Mentre a Vienna, su iniziativa del Ministro degli Esteri inglese William Hague, connazionale di Blair, si riunivano Usa, Germania, Francia e appunto Uk per discutere della crisi mediorientale, Tony Blair rilasciava dichiarazioni ufficiali perfettamente sovrapponibili a quelle inizialmente sostenute, ma non più pubblicamente dicibili, dal suo cliente egiziano. Consta quanto Blair dice in quella circostanza in quanto ‘lobbista’ di Sisi o inviato del Quartetto? Forse in realtà non c’è alcuna distinzione tra i ruoli perché non c’è più un ruolo pubblico della mediazione ma solo appunto un ruolo privato, legittimo, a suo modo trasparente, che si chiama non più diplomazia, ma lobbying.

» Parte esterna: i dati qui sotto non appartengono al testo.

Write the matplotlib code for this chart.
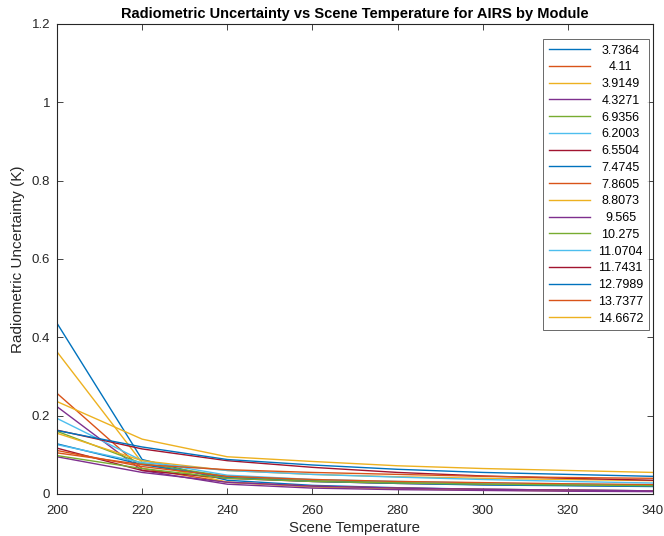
import numpy as np
import matplotlib.pyplot as plt
from matplotlib.ticker import FuncFormatter

# scene temperatures (K)
temps = [200, 220, 240, 260, 280, 300, 320, 340]

# module centre wavelengths (legend labels)
modules = ["3.7364", "4.11", "3.9149", "4.3271", "6.9356", "6.2003", "6.5504",
           "7.4745", "7.8605", "8.8073", "9.565", "10.275", "11.0704", "11.7431",
           "12.7989", "13.7377", "14.6672"]

# radiometric uncertainty (K), one row per module
m_3_7364 = [0.436, 0.088, 0.035, 0.022, 0.016, 0.012, 0.010, 0.008]
m_4_11 = [0.257, 0.065, 0.030, 0.020, 0.015, 0.012, 0.010, 0.008]
m_3_9149 = [0.363, 0.080, 0.030, 0.018, 0.013, 0.010, 0.008, 0.007]
m_4_3271 = [0.223, 0.060, 0.025, 0.015, 0.011, 0.009, 0.007, 0.006]
m_6_9356 = [0.160, 0.078, 0.045, 0.035, 0.030, 0.026, 0.023, 0.021]
m_6_2003 = [0.193, 0.085, 0.048, 0.037, 0.032, 0.028, 0.025, 0.023]
m_6_5504 = [0.117, 0.060, 0.040, 0.032, 0.027, 0.024, 0.022, 0.020]
m_7_4745 = [0.128, 0.075, 0.042, 0.032, 0.027, 0.023, 0.021, 0.019]
m_7_8605 = [0.111, 0.070, 0.045, 0.037, 0.032, 0.029, 0.026, 0.024]
m_8_8073 = [0.155, 0.085, 0.060, 0.050, 0.044, 0.040, 0.037, 0.034]
m_9_565 = [0.095, 0.055, 0.030, 0.020, 0.015, 0.012, 0.010, 0.008]
m_10_275 = [0.098, 0.065, 0.040, 0.032, 0.028, 0.025, 0.023, 0.021]
m_11_0704 = [0.126, 0.080, 0.060, 0.050, 0.043, 0.037, 0.032, 0.028]
m_11_7431 = [0.163, 0.115, 0.085, 0.068, 0.055, 0.046, 0.040, 0.035]
m_12_7989 = [0.162, 0.120, 0.088, 0.074, 0.063, 0.055, 0.050, 0.045]
m_13_7377 = [0.105, 0.075, 0.062, 0.055, 0.050, 0.045, 0.042, 0.040]
m_14_6672 = [0.236, 0.140, 0.095, 0.083, 0.072, 0.065, 0.060, 0.055]

series = [m_3_7364, m_4_11, m_3_9149, m_4_3271, m_6_9356, m_6_2003, m_6_5504,
          m_7_4745, m_7_8605, m_8_8073, m_9_565, m_10_275, m_11_0704, m_11_7431,
          m_12_7989, m_13_7377, m_14_6672]

# MATLAB default colour order
matlab_colors = ["#0072BD", "#D95319", "#EDB120", "#7E2F8E",
                 "#77AC30", "#4DBEEE", "#A2142F"]

plt.rcParams["font.family"] = ["Liberation Sans", "DejaVu Sans"]

fig = plt.figure(figsize=(6.64, 5.36), dpi=100)
ax = fig.add_axes([0.0858, 0.0784, 0.8976, 0.877])

for i, (name, vals) in enumerate(zip(modules, series)):
    ax.plot(temps, vals, color=matlab_colors[i % 7], lw=1.0, label=name)

ax.set_xlim(200, 340)
ax.set_ylim(0, 1.2)
ax.set_xticks(np.arange(200, 341, 20))
ax.set_yticks(np.arange(0, 1.21, 0.2))
ax.yaxis.set_major_formatter(FuncFormatter(lambda v, _: f"{v:g}"))

grey = "#262626"
for s in ax.spines.values():
    s.set_color(grey)
    s.set_linewidth(0.8)
ax.tick_params(direction="in", top=True, right=True, length=4,
               labelsize=9.5, colors=grey, width=0.6)
ax.tick_params(axis="x", pad=8)
ax.tick_params(axis="y", pad=5)

ax.set_title("Radiometric Uncertainty vs Scene Temperature for AIRS by Module",
             fontsize=10.5, fontweight="bold", color="black", pad=4)
ax.set_xlabel("Scene Temperature", fontsize=10.8, color=grey, labelpad=3)
ax.set_ylabel("Radiometric Uncertainty (K)", fontsize=11, color=grey, labelpad=5)

leg = ax.legend(loc="upper right", fontsize=9, frameon=True, fancybox=False,
                handlelength=3.3, handletextpad=0.6, labelspacing=0.38,
                borderpad=0.45, borderaxespad=0, bbox_to_anchor=(0.993, 0.968))
leg.get_frame().set_edgecolor(grey)
leg.get_frame().set_linewidth(0.6)

# centre the labels in their column, like MATLAB does
fig.canvas.draw()
renderer = fig.canvas.get_renderer()
widths = [t.get_window_extent(renderer).width for t in leg.get_texts()]
wmax = max(widths)
for t, w in zip(leg.get_texts(), widths):
    t.set_x((wmax - w) / 2)

fig.savefig("out.png", dpi=100)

La destatalizzazione mediorientale in fondo ha anche questo corollario peculiare: ha reso possibile, probabilmente addirittura necessario, privatizzare la mediazione, il dialogo tra poteri governanti che appunto, dall’Iraq alla Siria e alla stessa Palestina, non coincidono più con l’autorità statuale ufficiale e presunta legittima, ma con entità spontanee e appunto private.